Shedding – The ferret usually sheds their coat twice a year – in the late winter or early spring; and in the late summer or early fall. They will groom themselves fairly well so daily brushing is not necessary, but is helpful and may prevent your ferret from ingesting too much hair, during their self-grooming. If they ingest significant amounts of hair it could cause upset stomachs and even intestinal blockages. A little bit of a hairball remedy paste (about 1/2 inch or so), such as made for cats, may be given daily or every other day through the shedding period to help prevent the blockage. I like to give a dose of the hairball remedy at least once a week regardless of shedding. Most ferrets prefer the “malt” flavors. If you suspect a blockage, contact a vet immediately. (See the section on intestinal blockages for symptoms.) Substances such as Ferretone or vegetable oils will not break up hairballs.
Toenails – Toenails will have to be trimmed about once a week, or once every other week. If you don’t, the nails will grow to painful length and the vein in the nail will expand and make future trimming difficult. The front nails usually have to be trimmed more frequently than the rear ones.
A couple drops of Ferretone on the belly makes nail clipping a snap
Use a regular human-type toenail clipper or the dog/cat type. Make sure it is sharp.

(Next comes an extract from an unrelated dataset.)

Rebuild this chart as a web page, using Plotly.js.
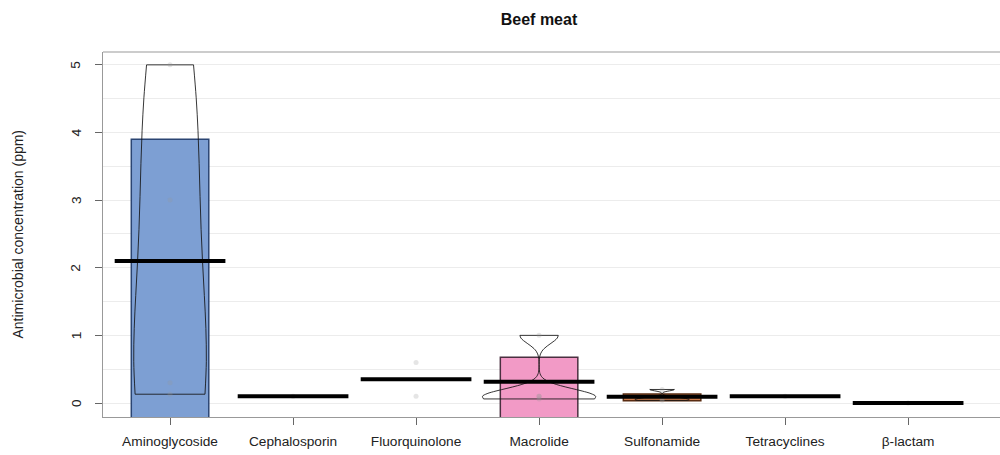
<!DOCTYPE html>
<html>
<head>
<meta charset="utf-8">
<script src="https://cdn.plot.ly/plotly-3.0.1.min.js"></script>
<style>
  html, body { margin: 0; padding: 0; background: #fff; }
  #chart { width: 1000px; height: 455px; }
</style>
</head>
<body>
<div id="chart"></div>
<script>
// ---- data ----
const categories = ['Aminoglycoside', 'Cephalosporin', 'Fluorquinolone', 'Macrolide', 'Sulfonamide', 'Tetracyclines', 'β-lactam'];
const meanValues = [2.10, 0.10, 0.35, 0.315, 0.093, 0.10, 0.00];
const bandLow  = [-0.6, null, null, -0.6, 0.035, null, null];
const bandHigh = [3.90, null, null, 0.675, 0.133, null, null];
const pointsAminoglycoside = [5.0, 3.0, 0.30, 0.13];
const pointsCephalosporin = [0.10];
const pointsFluorquinolone = [0.60, 0.10];
const pointsMacrolide = [1.0, 0.10, 0.10, 0.06];
const pointsSulfonamide = [0.20, 0.08, 0.05, 0.04];
const pointsTetracyclines = [0.10];
const pointsBetaLactam = [0.0];
const beanBandwidth = [1.6, null, null, 0.12, 0.02, null, null];
const beanWidth = [0.59, null, null, 0.92, 0.44, null, null];
const yTickVals = [0, 1, 2, 3, 4, 5];
const yTickText = ['0', '1', '2', '3', '4', '5'];

const allPoints = [pointsAminoglycoside, pointsCephalosporin, pointsFluorquinolone, pointsMacrolide, pointsSulfonamide, pointsTetracyclines, pointsBetaLactam];
const bandFill = ['#7d9fd3', null, null, '#f29ac6', '#cf7d4c', null, null];
const bandLine = ['#2b4573', null, null, '#4a3040', '#5a2c12', null, null];

const traces = [];
const pos = categories.map((c, i) => i + 1);

// inference bands (bars)
categories.forEach((c, i) => {
  if (bandHigh[i] === null) return;
  traces.push({
    type: 'bar', x: [pos[i]], y: [bandHigh[i] - bandLow[i]], base: [bandLow[i]],
    width: 0.63, marker: {color: bandFill[i], line: {color: bandLine[i], width: 1.5}},
    hoverinfo: 'skip', showlegend: false
  });
});

// beans
categories.forEach((c, i) => {
  if (beanBandwidth[i] === null) return;
  traces.push({
    type: 'violin', x: allPoints[i].map(() => pos[i]), y: allPoints[i],
    bandwidth: beanBandwidth[i], spanmode: 'hard', scalemode: 'width', width: beanWidth[i],
    points: false, box: {visible: false}, meanline: {visible: false},
    fillcolor: 'rgba(0,0,0,0)', line: {color: 'rgba(20,20,20,0.85)', width: 1},
    hoverinfo: 'skip', showlegend: false
  });
});

// raw points
const px = [], py = [];
allPoints.forEach((arr, i) => arr.forEach(v => { px.push(pos[i]); py.push(v); }));
traces.push({
  type: 'scatter', mode: 'markers', x: px, y: py,
  marker: {size: 5, color: 'rgba(150,150,150,0.25)'},
  hoverinfo: 'skip', showlegend: false
});

// mean lines
categories.forEach((c, i) => {
  traces.push({
    type: 'scatter', mode: 'lines', x: [pos[i] - 0.45, pos[i] + 0.45], y: [meanValues[i], meanValues[i]],
    line: {color: '#000', width: 4}, hoverinfo: 'skip', showlegend: false
  });
});

const font = 'Liberation Sans, Arial, sans-serif';

// rotated y tick labels (R style, las = 0)
const yLabelAnnotations = yTickVals.map((v, k) => ({
  xref: 'paper', yref: 'y', x: 0, y: v, xshift: -27, xanchor: 'center', yanchor: 'middle',
  text: yTickText[k], textangle: -90, showarrow: false,
  font: {family: font, size: 13.7, color: '#222'}
}));

const layout = {
  width: 1000, height: 455,
  margin: {l: 103, r: 0, t: 52, b: 38},
  paper_bgcolor: '#fff', plot_bgcolor: '#fff',
  font: {family: font, size: 13.5, color: '#333'},
  title: {text: '<b>Beef meat</b>', font: {family: font, size: 16, color: '#111'},
          x: 0.539, xref: 'container', xanchor: 'center', y: 0.958, yref: 'container', yanchor: 'middle'},
  violinmode: 'overlay', violingap: 0, violingroupgap: 0, barmode: 'overlay',
  showlegend: false,
  xaxis: {
    range: [0.455, 7.747], tickmode: 'array', tickvals: pos, ticktext: categories,
    showgrid: false, zeroline: false, showline: true, linecolor: '#999', linewidth: 1.2,
    ticks: 'outside', ticklen: 7, tickcolor: '#666', tickwidth: 1, ticklabelstandoff: 4,
    tickfont: {family: font, size: 13.7, color: '#222'}, fixedrange: true
  },
  yaxis: {
    range: [-0.207, 5.19], tickmode: 'array', tickvals: yTickVals, showticklabels: false,
    showgrid: true, gridcolor: '#ececec', gridwidth: 1,
    minor: {dtick: 0.5, tick0: 0, showgrid: true, gridcolor: '#ececec', gridwidth: 1, ticks: ''},
    zeroline: false, showline: true, linecolor: '#999', linewidth: 1.2,
    ticks: 'outside', ticklen: 7, tickcolor: '#666', tickwidth: 1,
    fixedrange: true
  },
  annotations: yLabelAnnotations.concat([{
    xref: 'paper', yref: 'paper', x: 0, y: 0.5, xshift: -86, xanchor: 'center', yanchor: 'middle',
    text: 'Antimicrobial concentration (ppm)', textangle: -90, showarrow: false,
    font: {family: font, size: 14, color: '#222'}
  }]),
  shapes: [{type: 'line', xref: 'paper', yref: 'paper', x0: 0, x1: 1, y0: 1, y1: 1, line: {color: '#999', width: 1.2}}]
};

Plotly.newPlot('chart', traces, layout, {displayModeBar: false, staticPlot: true});
</script>
</body>
</html>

Otherwise, it may cause the nail to split. Clip the nails such that the flat portion of the trimmed nail will be parallel to the floor when the ferret is walking. A couple quick strokes with an emery board to round off the edges of the nail after clipping will also prevent splitting, will make the nail smoother and less likely to snag on things.
Getting their toenails clipped does not exactly top the ferret’s most-fun list. They will wriggle and squirm and twist and pull. For this reason some ferret owners wait until their pet is asleep and get one paw at a time. A much easier way is to lay the ferret on your lap with his head up and his back down; place a few drops of Ferretone/Linatone on his stomach; show the ferret where it is; then while he is busy licking, you start clipping. You’ll find that your ferret sticks all four paws out while reaching for the Ferretone/Linatone. That makes snipping all four paws a snap. You may want to try out the Ferretone-on-the-belly technique a few times before you actually clip the nails so as to get your ferret used to the procedure.
When you trim, look carefully for the dark vein in the nail. Be careful that you do not clip the vein. It is a good idea to have styptic powder handy just in case, because if you do clip into this vein, you will hit nerves, the ferret will scream, and the toe will bleed. The styptic powder will at least stop the bleeding. If you don’t have styptic powder, try corn starch.
Don’t even think about “de-clawing” a ferret. They need their nails like you need the ends of your fingers and toes. They need them for walking. They need them for grasping. A de-clawed ferret is a crippled ferret.